- **Exercise details**: Locate and copy all lines bearing the word "chart".

____ Supplied data

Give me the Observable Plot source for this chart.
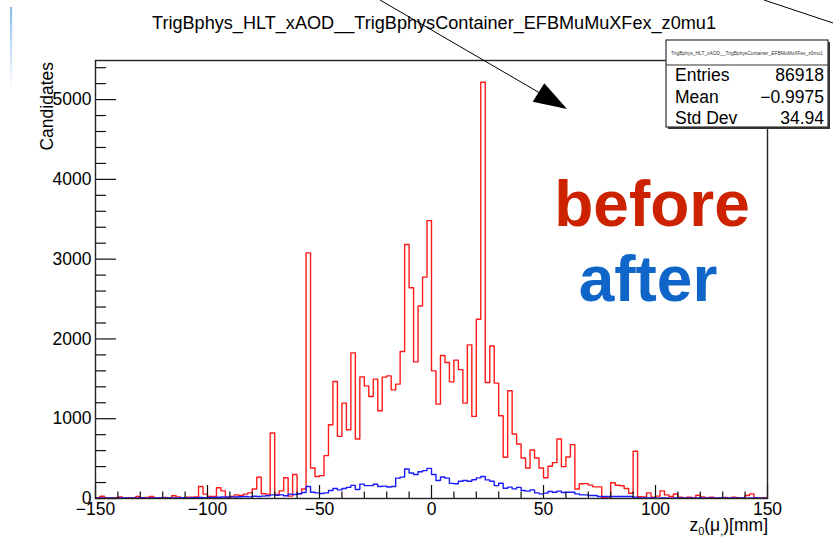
<!DOCTYPE html>
<html><head><meta charset="utf-8">
<script src="https://cdn.jsdelivr.net/npm/d3@7"></script>
<script src="https://cdn.jsdelivr.net/npm/@observablehq/plot@0.6"></script>
<style>
body{margin:0;background:#fff}
#chart{position:relative;width:833px;height:537px;overflow:hidden}
</style>
</head><body><div id="chart"></div>
<script>
// ---- data (bins of 2 mm from -150 to 150) ----
const binLow = -150;
const binWidth = 2;
const before = [
  10,29,8,5,10,20,8,10,8,25, 10,12,25,8,10,12,10,35,20,10,
  15,15,20,150,55,25,25,135,95,17, 25,45,37,55,70,120,267,60,55,821,
  50,95,260,30,300,60,120,3079,383,275, 287,537,925,1467,779,1196,862,1825,746,1525,
  1412,1279,1496,1100,1521,1537,1362,1433,1842,3183, 2642,1712,2412,2775,3483,1600,1183,1792,1704,1462,
  1735,1615,1196,1925,1029,2246,5217,1454,1912,1446, 1037,517,1350,808,683,508,383,608,508,383,
  260,405,450,746,400,520,675,120,185,187, 168,146,146,12,17,198,166,160,125,65,
  592,22,20,70,17,30,95,45,25,56, 17,10,15,10,40,20,10,15,8,10,
  12,8,15,10,8,37,58,10,8,10
];
const after = [
  5,8,5,6,5,8,6,5,7,6, 8,5,7,6,8,7,6,8,7,9,
  8,10,9,12,10,14,12,15,18,15, 20,18,22,25,20,28,25,30,35,46,
  40,45,35,55,50,60,75,150,79,70, 62,70,100,125,108,125,140,165,112,180,
  162,162,178,150,155,145,150,255,268,370, 320,300,335,350,378,300,225,270,255,190,
  185,217,225,217,235,258,275,233,217,162, 192,129,142,121,140,100,92,108,71,58,
  67,87,79,92,75,79,79,58,46,46, 37,37,25,25,25,25,25,25,25,25,
  17,8,8,6,8,5,8,6,5,8, 6,5,8,5,6,8,5,6,5,8,
  6,5,8,5,6,5,8,6,5,5
];
const xMajor = [-150,-100,-50,0,50,100,150];
const xMinor = [-140,-130,-120,-110,-90,-80,-70,-60,-40,-30,-20,-10,10,20,30,40,60,70,80,90,110,120,130,140];
const yMajor = [0,1000,2000,3000,4000,5000];
const yMinor = [200,400,600,800,1200,1400,1600,1800,2200,2400,2600,2800,3200,3400,3600,3800,4200,4400,4600,4800,5200,5400];
const yMax = 5490;
const titleText = "TrigBphys_HLT_xAOD__TrigBphysContainer_EFBMuMuXFex_z0mu1";
const statLabels = ["Entries","Mean","Std Dev"];
const statValues = ["86918","\u22120.9975","34.94"];

function toSteps(vals){
  const pts = vals.map((v,i)=>({x: binLow + i*binWidth, y: v}));
  pts.push({x: binLow + vals.length*binWidth, y: vals[vals.length-1]});
  return pts;
}

const W = 833, H = 537;
const mL = 95, mR = 66, mT = 60, mB = 39;
const fw = W - mL - mR, fh = H - mT - mB;
const FONT = "'Liberation Sans', Arial, Helvetica, sans-serif";

const plot = Plot.plot({
  width: W, height: H,
  marginLeft: mL, marginRight: mR, marginTop: mT, marginBottom: mB,
  style: {fontFamily: FONT, fontSize: "17.5px", background: "white", color: "#000", overflow: "visible"},
  x: {domain: [-150, 150]},
  y: {domain: [0, yMax]},
  marks: [
    Plot.line(toSteps(before), {x: "x", y: "y", curve: "step-after", stroke: "#ff1a1a", strokeWidth: 1.4}),
    Plot.line(toSteps(after), {x: "x", y: "y", curve: "step-after", stroke: "#1a1aff", strokeWidth: 1.4}),
    Plot.tickY(yMajor, {y: d => d, insetRight: fw - 21, stroke: "#111", strokeWidth: 1.2}),
    Plot.tickY(yMinor, {y: d => d, insetRight: fw - 11, stroke: "#111", strokeWidth: 1.2}),
    Plot.tickX(xMajor, {x: d => d, insetTop: fh - 13, stroke: "#111", strokeWidth: 1.2}),
    Plot.tickX(xMinor, {x: d => d, insetTop: fh - 6.5, stroke: "#111", strokeWidth: 1.2}),
    Plot.axisX(xMajor, {tickSize: 0, tickPadding: 4, label: null, fontSize: 17.5}),
    Plot.axisY(yMajor, {tickSize: 0, tickPadding: 4, label: null, fontSize: 17.5, tickFormat: d => `${d}`}),
    Plot.frame({stroke: "#222", strokeWidth: 1.4})
  ]
});
document.getElementById("chart").appendChild(plot);

const svg = d3.select(plot);

// faint vertical line at the far left
const defs = svg.append("defs");
const g = defs.append("linearGradient").attr("id","fadeBlue").attr("x1",0).attr("y1",0).attr("x2",0).attr("y2",1);
g.append("stop").attr("offset","0%").attr("stop-color","#8cbcf0");
g.append("stop").attr("offset","100%").attr("stop-color","#ffffff");
svg.append("rect").attr("x",10).attr("y",7).attr("width",2.2).attr("height",82).attr("fill","url(#fadeBlue)");

// title
const title = svg.append("text").attr("x",434).attr("y",29).attr("text-anchor","middle")
  .attr("font-family",FONT).attr("font-size",17).attr("fill","#000").text(titleText);
let tl = title.node().getComputedTextLength();
if (tl > 0) title.attr("font-size", 17 * 564 / tl);

// y label
svg.append("text").attr("transform","translate(53,62) rotate(-90)").attr("text-anchor","end")
  .attr("font-family",FONT).attr("font-size",17.5).attr("fill","#000").text("Candidates");

// x label with subscripts
const xl = svg.append("text").attr("x",768).attr("y",531).attr("text-anchor","end")
  .attr("font-family",FONT).attr("font-size",17.5).attr("fill","#000");
xl.append("tspan").text("z");
xl.append("tspan").attr("font-size",11).attr("dy",4).text("0");
xl.append("tspan").attr("dy",-4).text("(\u03bc");
xl.append("tspan").attr("font-size",11).attr("dy",4).text(",");
xl.append("tspan").attr("dy",-4).text(")[mm]");

// before / after labels
svg.append("text").attr("x",652).attr("y",226).attr("text-anchor","middle")
  .attr("font-family",FONT).attr("font-weight","bold").attr("font-size",64).attr("fill","#cc2200").text("before");
svg.append("text").attr("x",648).attr("y",301).attr("text-anchor","middle")
  .attr("font-family",FONT).attr("font-weight","bold").attr("font-size",64).attr("fill","#1066c8").text("after");

// stats box
svg.append("rect").attr("x",668).attr("y",42).attr("width",162).attr("height",87).attr("fill","#333");
svg.append("rect").attr("x",666).attr("y",40).attr("width",162).attr("height",87).attr("fill","#fff").attr("stroke","#333").attr("stroke-width",1.2);
svg.append("line").attr("x1",666).attr("x2",828).attr("y1",65).attr("y2",65).attr("stroke","#333").attr("stroke-width",1.2);
const st = svg.append("text").attr("x",747).attr("y",55).attr("text-anchor","middle")
  .attr("font-family",FONT).attr("font-size",5).attr("fill","#333").text(titleText);
let sl = st.node().getComputedTextLength();
if (sl > 0) st.attr("font-size", 5 * 152 / sl);
statLabels.forEach((lab,i)=>{
  svg.append("text").attr("x",675).attr("y",81 + i*21.5).attr("text-anchor","start").attr("font-family",FONT).attr("font-size",17.5).attr("fill","#000").text(lab);
  svg.append("text").attr("x",824).attr("y",81 + i*21.5).attr("text-anchor","end").attr("font-family",FONT).attr("font-size",17.5).attr("fill","#000").text(statValues[i]);
});

// arrow
svg.append("line").attr("x1",380).attr("y1",0).attr("x2",545).attr("y2",96).attr("stroke","#000").attr("stroke-width",1);
svg.append("polygon").attr("points","567,109 532.7,101.7 544.3,83.3").attr("fill","#000");
// line at top right
svg.append("line").attr("x1",764).attr("y1",0).attr("x2",833).attr("y2",23).attr("stroke","#000").attr("stroke-width",1);
</script>
</body></html>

________

- **Correct answer**:
Give me the Observable Plot source for this chart.
#chart{position:relative;width:833px;height:537px;overflow:hidden}
</head><body><div id="chart"></div>
document.getElementById("chart").appendChild(plot);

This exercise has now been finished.